▸ EXERCISE PROMPT:
Stop after the line containing "const yMin = 0, yMax = 100;": print each line exactly from the first line of the listing up to that point.

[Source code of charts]
◆ ◆ ◆ ◆
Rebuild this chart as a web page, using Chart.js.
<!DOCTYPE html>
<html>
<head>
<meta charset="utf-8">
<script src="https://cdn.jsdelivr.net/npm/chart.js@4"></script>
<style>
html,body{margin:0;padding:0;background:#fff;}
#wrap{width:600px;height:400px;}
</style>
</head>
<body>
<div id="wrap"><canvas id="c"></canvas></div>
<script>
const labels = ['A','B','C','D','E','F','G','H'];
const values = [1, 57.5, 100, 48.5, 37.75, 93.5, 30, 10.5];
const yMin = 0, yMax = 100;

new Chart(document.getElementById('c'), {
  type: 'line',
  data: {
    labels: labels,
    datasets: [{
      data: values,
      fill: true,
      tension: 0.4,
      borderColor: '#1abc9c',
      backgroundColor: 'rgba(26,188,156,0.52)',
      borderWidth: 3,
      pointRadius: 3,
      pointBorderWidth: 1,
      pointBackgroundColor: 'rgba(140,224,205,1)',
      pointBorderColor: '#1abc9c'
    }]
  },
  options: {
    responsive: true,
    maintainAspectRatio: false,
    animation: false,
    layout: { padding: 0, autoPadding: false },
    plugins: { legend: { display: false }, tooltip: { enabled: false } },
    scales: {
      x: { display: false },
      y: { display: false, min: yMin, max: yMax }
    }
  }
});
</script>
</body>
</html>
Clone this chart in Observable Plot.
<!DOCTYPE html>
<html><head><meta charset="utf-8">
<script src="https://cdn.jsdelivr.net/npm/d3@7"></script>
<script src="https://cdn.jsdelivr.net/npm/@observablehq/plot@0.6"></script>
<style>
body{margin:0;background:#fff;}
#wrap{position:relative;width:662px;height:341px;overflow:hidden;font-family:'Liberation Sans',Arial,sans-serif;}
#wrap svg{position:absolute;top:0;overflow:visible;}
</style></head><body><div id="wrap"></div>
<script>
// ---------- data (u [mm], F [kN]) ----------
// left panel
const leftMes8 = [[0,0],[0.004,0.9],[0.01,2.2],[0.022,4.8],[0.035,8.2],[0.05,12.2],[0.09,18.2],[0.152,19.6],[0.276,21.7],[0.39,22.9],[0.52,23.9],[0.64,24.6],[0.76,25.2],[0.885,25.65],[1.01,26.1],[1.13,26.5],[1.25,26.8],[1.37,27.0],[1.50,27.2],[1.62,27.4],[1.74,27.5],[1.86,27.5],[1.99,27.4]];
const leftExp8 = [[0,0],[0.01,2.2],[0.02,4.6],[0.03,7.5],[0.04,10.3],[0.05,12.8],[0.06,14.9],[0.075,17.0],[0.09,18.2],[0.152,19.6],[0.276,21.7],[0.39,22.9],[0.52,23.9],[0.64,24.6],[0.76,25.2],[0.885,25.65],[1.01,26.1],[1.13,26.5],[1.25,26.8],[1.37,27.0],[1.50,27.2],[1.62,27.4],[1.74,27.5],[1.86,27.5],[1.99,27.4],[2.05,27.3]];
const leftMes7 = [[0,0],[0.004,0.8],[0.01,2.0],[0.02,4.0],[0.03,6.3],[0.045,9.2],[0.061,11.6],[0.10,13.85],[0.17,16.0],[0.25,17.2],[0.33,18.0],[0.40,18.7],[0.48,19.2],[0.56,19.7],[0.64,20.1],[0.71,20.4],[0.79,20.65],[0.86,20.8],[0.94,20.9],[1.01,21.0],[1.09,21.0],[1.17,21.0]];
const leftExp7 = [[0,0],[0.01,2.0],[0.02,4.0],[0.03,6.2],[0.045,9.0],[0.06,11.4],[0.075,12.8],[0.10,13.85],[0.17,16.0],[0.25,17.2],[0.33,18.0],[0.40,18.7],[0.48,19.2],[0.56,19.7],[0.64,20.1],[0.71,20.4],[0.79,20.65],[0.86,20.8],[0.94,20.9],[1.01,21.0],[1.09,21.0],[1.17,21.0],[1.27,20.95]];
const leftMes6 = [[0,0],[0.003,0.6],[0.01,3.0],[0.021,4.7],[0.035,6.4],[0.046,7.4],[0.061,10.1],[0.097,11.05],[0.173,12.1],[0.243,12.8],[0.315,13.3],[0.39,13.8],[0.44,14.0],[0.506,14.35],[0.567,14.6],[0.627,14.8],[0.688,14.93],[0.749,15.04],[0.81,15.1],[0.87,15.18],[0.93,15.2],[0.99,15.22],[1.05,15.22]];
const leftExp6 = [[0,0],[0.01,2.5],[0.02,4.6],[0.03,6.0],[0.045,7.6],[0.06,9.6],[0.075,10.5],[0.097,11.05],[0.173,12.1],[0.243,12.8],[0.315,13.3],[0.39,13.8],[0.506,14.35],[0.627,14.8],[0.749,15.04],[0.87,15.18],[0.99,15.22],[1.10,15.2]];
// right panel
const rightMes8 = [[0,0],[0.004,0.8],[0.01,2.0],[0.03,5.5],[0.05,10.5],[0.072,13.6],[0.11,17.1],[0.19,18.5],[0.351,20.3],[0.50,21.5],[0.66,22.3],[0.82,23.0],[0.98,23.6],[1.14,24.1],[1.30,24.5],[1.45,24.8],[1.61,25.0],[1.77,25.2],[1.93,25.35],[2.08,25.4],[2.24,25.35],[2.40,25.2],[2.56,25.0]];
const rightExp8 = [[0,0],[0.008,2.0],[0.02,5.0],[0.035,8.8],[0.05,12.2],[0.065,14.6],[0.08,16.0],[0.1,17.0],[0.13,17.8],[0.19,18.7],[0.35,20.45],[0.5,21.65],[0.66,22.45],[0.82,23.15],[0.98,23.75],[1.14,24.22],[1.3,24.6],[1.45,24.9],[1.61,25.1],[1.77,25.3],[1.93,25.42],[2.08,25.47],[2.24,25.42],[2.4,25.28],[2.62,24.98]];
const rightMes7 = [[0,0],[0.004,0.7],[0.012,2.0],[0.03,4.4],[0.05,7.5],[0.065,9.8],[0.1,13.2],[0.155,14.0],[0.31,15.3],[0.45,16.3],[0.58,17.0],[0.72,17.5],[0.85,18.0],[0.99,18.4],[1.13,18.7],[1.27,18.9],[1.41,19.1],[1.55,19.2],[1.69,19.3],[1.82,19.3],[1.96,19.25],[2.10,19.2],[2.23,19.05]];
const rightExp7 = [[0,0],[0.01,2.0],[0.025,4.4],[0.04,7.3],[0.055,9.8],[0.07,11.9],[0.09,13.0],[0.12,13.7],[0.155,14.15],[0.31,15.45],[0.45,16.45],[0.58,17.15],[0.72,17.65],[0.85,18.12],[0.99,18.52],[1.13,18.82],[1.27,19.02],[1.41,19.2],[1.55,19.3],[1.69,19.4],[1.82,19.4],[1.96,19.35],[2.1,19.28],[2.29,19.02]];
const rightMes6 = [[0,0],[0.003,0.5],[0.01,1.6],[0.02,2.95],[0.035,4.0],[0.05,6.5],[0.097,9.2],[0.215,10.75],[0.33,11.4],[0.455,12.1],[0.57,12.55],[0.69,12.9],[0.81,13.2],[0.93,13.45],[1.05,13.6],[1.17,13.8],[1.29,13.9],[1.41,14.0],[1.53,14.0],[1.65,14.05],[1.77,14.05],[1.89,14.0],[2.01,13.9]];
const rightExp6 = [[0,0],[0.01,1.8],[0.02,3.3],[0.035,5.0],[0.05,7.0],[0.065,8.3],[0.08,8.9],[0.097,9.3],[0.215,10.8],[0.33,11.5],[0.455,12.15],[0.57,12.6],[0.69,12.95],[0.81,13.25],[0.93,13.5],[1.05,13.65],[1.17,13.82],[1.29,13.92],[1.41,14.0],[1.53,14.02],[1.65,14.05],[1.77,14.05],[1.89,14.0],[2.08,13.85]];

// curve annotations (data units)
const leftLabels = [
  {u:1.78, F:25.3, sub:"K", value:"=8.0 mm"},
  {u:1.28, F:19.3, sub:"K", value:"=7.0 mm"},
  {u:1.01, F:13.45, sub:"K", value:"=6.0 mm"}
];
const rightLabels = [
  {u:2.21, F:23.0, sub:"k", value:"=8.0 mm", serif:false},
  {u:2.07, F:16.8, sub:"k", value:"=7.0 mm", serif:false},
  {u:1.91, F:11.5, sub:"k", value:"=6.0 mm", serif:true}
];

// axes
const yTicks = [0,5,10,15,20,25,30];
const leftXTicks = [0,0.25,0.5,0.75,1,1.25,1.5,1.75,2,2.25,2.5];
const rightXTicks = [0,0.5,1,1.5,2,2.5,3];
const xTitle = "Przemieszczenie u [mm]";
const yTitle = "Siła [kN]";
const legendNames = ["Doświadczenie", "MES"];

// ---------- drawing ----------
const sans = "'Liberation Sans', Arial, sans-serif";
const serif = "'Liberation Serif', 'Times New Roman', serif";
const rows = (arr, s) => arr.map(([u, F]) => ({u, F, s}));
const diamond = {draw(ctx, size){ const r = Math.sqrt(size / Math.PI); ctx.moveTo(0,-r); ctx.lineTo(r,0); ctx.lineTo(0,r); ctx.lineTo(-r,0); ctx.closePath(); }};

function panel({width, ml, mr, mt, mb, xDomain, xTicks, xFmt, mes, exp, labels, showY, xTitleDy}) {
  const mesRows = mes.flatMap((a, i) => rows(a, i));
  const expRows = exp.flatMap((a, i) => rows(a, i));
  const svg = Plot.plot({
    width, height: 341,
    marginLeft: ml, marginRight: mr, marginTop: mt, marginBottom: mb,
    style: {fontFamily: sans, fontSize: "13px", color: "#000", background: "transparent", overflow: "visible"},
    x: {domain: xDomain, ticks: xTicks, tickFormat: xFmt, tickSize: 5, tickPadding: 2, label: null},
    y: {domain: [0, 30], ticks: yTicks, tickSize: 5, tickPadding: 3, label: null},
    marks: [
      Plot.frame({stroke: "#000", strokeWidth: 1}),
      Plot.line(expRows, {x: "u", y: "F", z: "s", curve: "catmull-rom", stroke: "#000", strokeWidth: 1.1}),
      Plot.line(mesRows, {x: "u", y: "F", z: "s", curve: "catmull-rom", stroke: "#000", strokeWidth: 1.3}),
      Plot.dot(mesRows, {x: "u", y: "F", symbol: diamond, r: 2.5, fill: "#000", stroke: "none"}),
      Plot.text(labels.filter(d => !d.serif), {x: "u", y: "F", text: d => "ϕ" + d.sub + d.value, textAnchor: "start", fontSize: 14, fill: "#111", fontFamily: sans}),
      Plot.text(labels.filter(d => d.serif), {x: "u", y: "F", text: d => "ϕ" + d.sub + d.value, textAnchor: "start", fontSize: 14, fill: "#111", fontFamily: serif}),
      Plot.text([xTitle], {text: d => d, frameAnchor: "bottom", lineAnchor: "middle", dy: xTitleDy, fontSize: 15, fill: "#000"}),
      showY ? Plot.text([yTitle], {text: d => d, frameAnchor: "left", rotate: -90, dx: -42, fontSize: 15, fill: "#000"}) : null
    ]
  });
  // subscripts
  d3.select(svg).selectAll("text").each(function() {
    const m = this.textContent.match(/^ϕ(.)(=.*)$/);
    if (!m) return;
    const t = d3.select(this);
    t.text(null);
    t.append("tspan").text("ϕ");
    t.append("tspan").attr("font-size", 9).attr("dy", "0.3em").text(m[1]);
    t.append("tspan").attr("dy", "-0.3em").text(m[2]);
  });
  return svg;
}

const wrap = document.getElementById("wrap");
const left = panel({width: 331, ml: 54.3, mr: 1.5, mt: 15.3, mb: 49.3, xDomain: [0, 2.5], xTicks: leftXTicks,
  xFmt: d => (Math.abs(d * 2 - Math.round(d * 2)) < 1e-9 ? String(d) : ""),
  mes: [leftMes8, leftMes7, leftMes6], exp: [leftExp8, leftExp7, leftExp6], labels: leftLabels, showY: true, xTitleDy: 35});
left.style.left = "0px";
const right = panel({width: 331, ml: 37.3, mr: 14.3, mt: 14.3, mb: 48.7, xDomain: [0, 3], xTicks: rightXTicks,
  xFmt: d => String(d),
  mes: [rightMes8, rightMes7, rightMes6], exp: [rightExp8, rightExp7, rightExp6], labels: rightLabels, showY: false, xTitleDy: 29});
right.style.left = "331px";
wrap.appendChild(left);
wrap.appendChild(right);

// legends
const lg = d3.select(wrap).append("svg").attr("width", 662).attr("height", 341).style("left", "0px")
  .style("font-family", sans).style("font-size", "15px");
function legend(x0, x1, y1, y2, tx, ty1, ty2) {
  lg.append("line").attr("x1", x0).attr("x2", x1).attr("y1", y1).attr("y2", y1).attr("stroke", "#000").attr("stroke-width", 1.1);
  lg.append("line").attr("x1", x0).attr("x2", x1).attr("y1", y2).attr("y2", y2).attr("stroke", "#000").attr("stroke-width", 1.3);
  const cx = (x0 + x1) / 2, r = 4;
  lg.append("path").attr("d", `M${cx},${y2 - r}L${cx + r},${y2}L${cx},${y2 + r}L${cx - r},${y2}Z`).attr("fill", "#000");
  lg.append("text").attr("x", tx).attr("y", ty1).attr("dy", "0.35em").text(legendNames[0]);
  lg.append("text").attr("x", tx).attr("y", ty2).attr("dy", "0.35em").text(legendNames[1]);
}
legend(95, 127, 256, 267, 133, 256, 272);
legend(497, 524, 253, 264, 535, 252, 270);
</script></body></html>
◆ ◆ ◆ ◆
▸ COMPLETE ANSWER:
Rebuild this chart as a web page, using Chart.js.
<!DOCTYPE html>
<html>
<head>
<meta charset="utf-8">
<script src="https://cdn.jsdelivr.net/npm/chart.js@4"></script>
<style>
html,body{margin:0;padding:0;background:#fff;}
#wrap{width:600px;height:400px;}
</style>
</head>
<body>
<div id="wrap"><canvas id="c"></canvas></div>
<script>
const labels = ['A','B','C','D','E','F','G','H'];
const values = [1, 57.5, 100, 48.5, 37.75, 93.5, 30, 10.5];
const yMin = 0, yMax = 100;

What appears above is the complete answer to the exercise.